I always seem to struggle with even the most basic probability problems. Last night, I thought up the following simple scenario:
Alice and Bob are rolling standard (6-sided) dice. Due to gender
discrimination, Bob gets two dice to Alice's one. What's the probability
that the sum of Bob's two dice will exceed Alice's?
I have attempted to solve this (see below). However, I am wondering if my method is (i) correct and (ii) efficient. For such a simple problem, this really took me a long time.
After some reading, I figured I could start with this:
$$\begin{eqnarray}
P(B>A)&=&\sum_{k=1}^6 P(B>A \cap A=k) \\
&=&\sum_{k=1}^6 P(B>A | A=k)P(A=k) \\
&=&\frac{1}{6}\sum_{k=1}^6 P(B>A | A=k) \\
&=&\frac{1}{6}\sum_{k=1}^6 P(B>k)
\end{eqnarray} $$
where A is Alice's total and B is Bob's. However, even those $P(B>k)$ look like some work to calculate. If I consider Bob's two dice values separately (so $B = B_1+B_2$):
$$\begin{eqnarray}
P(B>k)&=&\sum_{n=1}^6 P(B>k \cap B_1=n) \\
&=&\sum_{n=1}^6 P(B>k | B_1=n)P(B_1=n) \\
&=&\frac{1}{6}\sum_{n=1}^6 P(B>k | B_1=n) \\
&=&\frac{1}{6}\sum_{n=1}^6 P(B_2>k-n) \\
\end{eqnarray} $$
Working these out by hand, I get:
$$\begin{eqnarray}
P(B>1)&=&1 \\
P(B>2)&=&\frac{35}{36} \\
P(B>3)&=&\frac{33}{36} \\
P(B>4)&=&\frac{30}{36} \\
P(B>5)&=&\frac{26}{36} \\
P(B>6)&=&\frac{21}{36}
\end{eqnarray} $$
Adding them up and dividing by 6, I get:
$$P(B>A)=\frac{181}{216}\approx 0.83796$$
Now, I have no idea how to check if this is correct. I did a few more sums and it seems that Bob is more than 9 times more likely to win than Alice, which I find quite surprising!
Please note: A similar (but more general) question was asked here, but no answer was given for multiple dice. I followed the advice of one of the answers and wrote a computer program, which gave me the same result as above.
The question here looks very similar, but I think it's actually very different.
Best Answer
Your answer is correct.
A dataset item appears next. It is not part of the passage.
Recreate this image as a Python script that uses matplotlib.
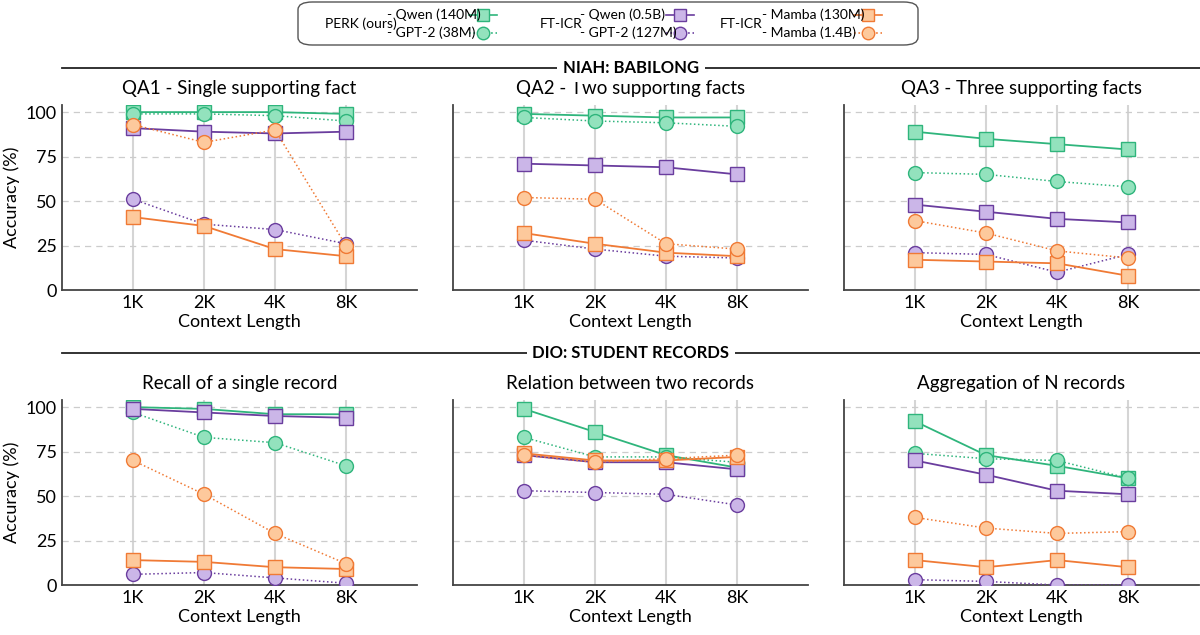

We can confirm it by complementary counting.
Suppose Bob rolls a blue die and a green die. For $k \leq 7$, the number of ways Bob could obtain a sum of exactly $k$ is the number of solutions of the equation $$b + g = k$$ in the positive integers, where $b$ is the number displayed by the blue die and $g$ is the number displayed by the green die. Each solution corresponds to the placement of a single addition single addition sign in the $k - 1$ spaces between successive ones in a row of $k$ ones. To illustrate with $k = 7$, $$1 \square 1 \square 1 \square 1 \square 1 \square 1 \square 1$$ the outcome $$1 1 1 + 1 1 1 1$$ corresponds to $b = 3, g = 4$, while $$1 + 1 1 1 1 1 1$$ corresponds to $b = 1, g = 6$.
The number of solutions of $b + g = k$ is $k - 1$ since there are exactly $k - 1$ places to put the addition sign.
Hence, the number of ways that Bob rolls a sum of at most $n$ is $$\sum_{k = 1}^{n} (k - 1) = \frac{n(n - 1)}{2}$$ Since there are $6^2 = 36$ possible outcomes, the probability that Bob rolls a sum of at most $n$ is $$\Pr(B \leq n) = \frac{1}{36} \cdot \frac{n(n - 1)}{2}$$
If we denote the value Alice obtains by $A$ and the sum that Bob obtains by $B$, the probability that Bob's sum is at most the value Alice obtains is \begin{align*} \Pr(B \leq A) & = \sum_{n = 1}^{6} \Pr(A = n)\Pr(B \leq A \mid A = n)\\ & = \frac{1}{6}\sum_{n = 1}^{6} \Pr(B \leq A \mid A = n)\\ & = \frac{1}{6}\left[\frac{0}{36} + \frac{1}{36} + \frac{3}{36} + \frac{6}{36} + \frac{10}{36} + \frac{15}{36}\right]\\ & = \left(\frac{1}{6}\right)\left(\frac{35}{36}\right)\\ & = \frac{35}{216} \end{align*} Hence, the probability that Bob's score exceeds Alice's score is $$\Pr(B > A) = 1 - \Pr(B \leq A) = 1 - \frac{35}{216} = \frac{181}{216}$$ as you found.